La comparaison est simpliste (car cet écart de taux reflète bien d’autres facteurs que nous choisissons d’ignorer pour l’exercice), mais nous pourrions alors approximer le coût associé à un abaissement de la note de la France à environ 0,07%.
Ça n’a l’air de rien, sauf qu’il faudrait progressivement appliquer ce différentiel de taux à la totalité de la dette du pays. Car la France va au fil du temps refinancer sa dette. Or celle-ci est égale à environ 3 000 milliards d’euros.
0,07% appliqué cette somme gigantesque correspond à 2,1 milliards d’euros d’intérêts supplémentaires. À verser tous les ans !
Un risque réputationnel
Au-delà du surcoût, un abaissement de la note de la France comporte également un risque réputationnel. À nouveau, l’abaissement d’un cran maintiendrait la France parmi les pays Européens les mieux notés. Mais elle s’éloignerait un peu plus du peloton de tête des pays notés AAA, composé des certains pays Scandinaves, l’Allemagne, la Suisse, le Luxembourg et les Pays-Bas.
Pour se rapprocher un peu plus du Portugal, de l’Espagne et, un peu plus loin derrière, de l’Italie.
Une saine gestion budgétaire
Pour conclure, et vous l’aurez compris, nous soutenons le camp de ceux qui prônent la prudence budgétaire.
Un abaissement modeste d’un ou plusieurs ratings de la France pourrait se matérialiser dans les semaines à venir.
Si c’était le cas, nous estimons que l’impact immédiat sur l’économie française sera modeste. La capacité du pays à se financer sur les marchés obligataires sera sans doute préservée et toute augmentation du coût de l’endettement sera, selon toute probabilité, relativement faible.

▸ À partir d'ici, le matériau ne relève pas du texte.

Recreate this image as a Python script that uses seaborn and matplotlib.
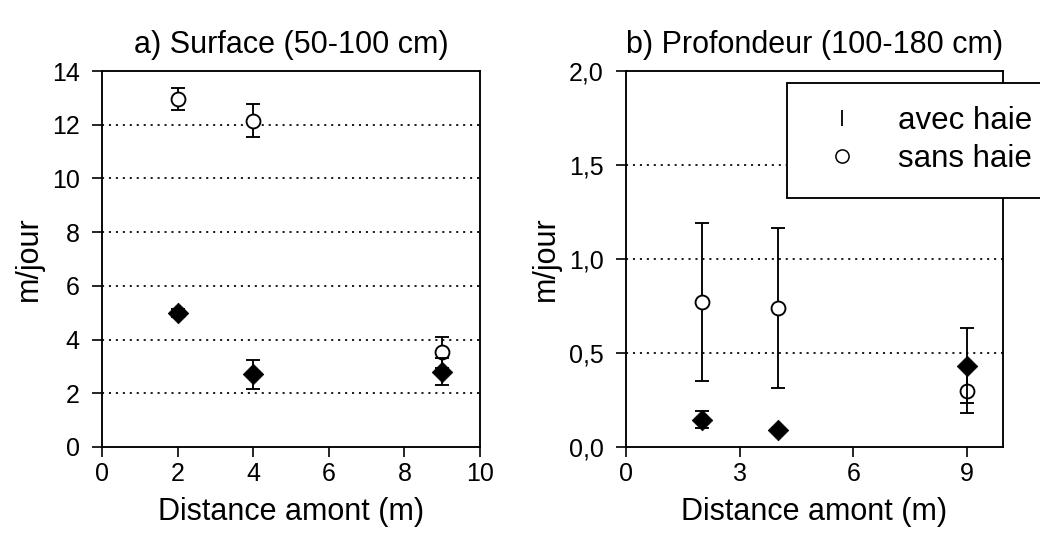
import pandas as pd
import matplotlib
matplotlib.use("Agg")
import matplotlib.pyplot as plt
from matplotlib.lines import Line2D
from matplotlib.ticker import FuncFormatter
import seaborn as sns

# values
distance = [2, 4, 9]

surf_avec = [4.98, 2.70, 2.80]
surf_avec_err = [0.15, 0.54, 0.50]
surf_sans = [12.95, 12.15, 3.52]
surf_sans_err = [0.40, 0.62, 0.58]

prof_avec = [0.145, 0.09, 0.433]
prof_avec_err = [0.045, 0.01, 0.20]
prof_sans = [0.77, 0.74, 0.30]
prof_sans_err = [0.42, 0.425, 0.12]

sns.set_style("white")
plt.rcParams["font.family"] = ["Liberation Sans", "DejaVu Sans"]
plt.rcParams.update({"text.color": "black", "axes.labelcolor": "black",
                     "xtick.color": "black", "ytick.color": "black"})

fig = plt.figure(figsize=(10.4, 5.41), dpi=100)
ax1 = fig.add_axes([102 / 1040, 94 / 541, 378 / 1040, 376 / 541])
ax2 = fig.add_axes([626 / 1040, 94 / 541, 377 / 1040, 376 / 541])

lw = 1.35


def draw(ax, avec, avec_err, sans, sans_err):
    df = pd.DataFrame({"x": distance, "avec": avec, "avec_err": avec_err,
                       "sans": sans, "sans_err": sans_err})
    ax.errorbar(df["x"], df["sans"], yerr=df["sans_err"], fmt="none",
                ecolor="black", elinewidth=lw, capsize=5, capthick=lw, zorder=2)
    sns.scatterplot(data=df, x="x", y="sans", ax=ax, marker="o", s=100,
                    facecolor="white", edgecolor="black", linewidth=lw, zorder=3)
    ax.errorbar(df["x"], df["avec"], yerr=df["avec_err"], fmt="none",
                ecolor="black", elinewidth=lw, capsize=5, capthick=lw, zorder=4)
    sns.scatterplot(data=df, x="x", y="avec", ax=ax, marker="D", s=110,
                    color="black", edgecolor="black", linewidth=0.5, zorder=5)


dots = (0, (1.2, 2.8))

draw(ax1, surf_avec, surf_avec_err, surf_sans, surf_sans_err)
draw(ax2, prof_avec, prof_avec_err, prof_sans, prof_sans_err)

ax1.set_xlim(0, 10)
ax1.set_ylim(0, 14)
ax1.set_xticks([0, 2, 4, 6, 8, 10])
ax1.set_yticks([0, 2, 4, 6, 8, 10, 12, 14])
for v in [2, 4, 6, 8, 10, 12]:
    ax1.axhline(v, color="black", linestyle=dots, linewidth=1.25, zorder=1)
ax1.set_title("a) Surface (50-100 cm)", fontsize=22, pad=13)

ax2.set_xlim(0, 9.95)
ax2.set_ylim(0, 2.0)
ax2.set_xticks([0, 3, 6, 9])
ax2.set_yticks([0, 0.5, 1.0, 1.5, 2.0])
ax2.yaxis.set_major_formatter(FuncFormatter(lambda v, p: f"{v:.1f}".replace(".", ",")))
for v in [0.5, 1.0, 1.5]:
    ax2.axhline(v, color="black", linestyle=dots, linewidth=1.25, zorder=1)
ax2.set_title("b) Profondeur (100-180 cm)", fontsize=22, pad=13)

for ax in (ax1, ax2):
    ax.set_xlabel("Distance amont (m)", fontsize=22, labelpad=8)
    ax.set_ylabel("m/jour", fontsize=22, labelpad=6)
    ax.tick_params(direction="out", length=7.5, width=1.2, labelsize=18,
                   color="black", left=True, bottom=True)
    ax.tick_params(axis="x", pad=3.5)
    ax.tick_params(axis="y", pad=8.5)
    for sp in ax.spines.values():
        sp.set_color("black")
        sp.set_linewidth(1.35)
        sp.set_visible(True)

handles = [Line2D([], [], linestyle="none", marker="|", color="black",
                  markersize=12, markeredgewidth=1.3),
           Line2D([], [], linestyle="none", marker="o", markerfacecolor="white",
                  markeredgecolor="black", markersize=9.5, markeredgewidth=1.1)]
leg = fig.legend(handles, ["avec haie", "sans haie"], loc="upper left",
                 bbox_to_anchor=(787 / 1040, 1 - 83 / 541), fontsize=22.5,
                 frameon=True, fancybox=False, framealpha=1, edgecolor="black",
                 borderpad=0.75, handletextpad=0.74, borderaxespad=0,
                 handlelength=2.05, labelspacing=0.25)
leg.get_frame().set_linewidth(1.35)

fig.savefig("out.png", dpi=100)
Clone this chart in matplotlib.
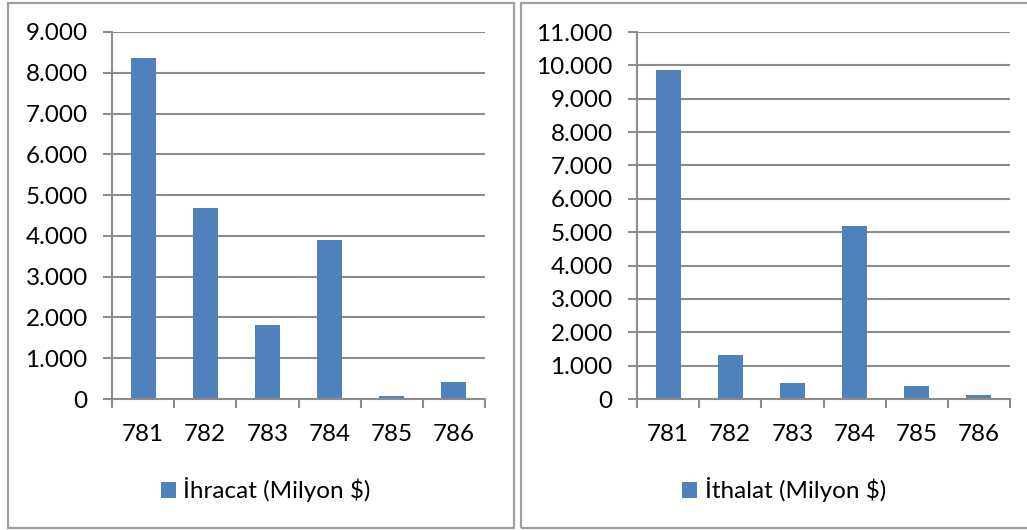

Mais la France a besoin des investisseurs institutionnels internationaux pour continuer à financer son économie. Leur confiance, aujourd’hui très élevée, n’est pas immuable. Celle-ci dépend en partie des notations que les agences de notation associent à la signature de l’État. Ignorer l’opinion des agences de notation revient à jouer avec le feu. Et l’enjeu nous semble trop important pour prendre ce risque.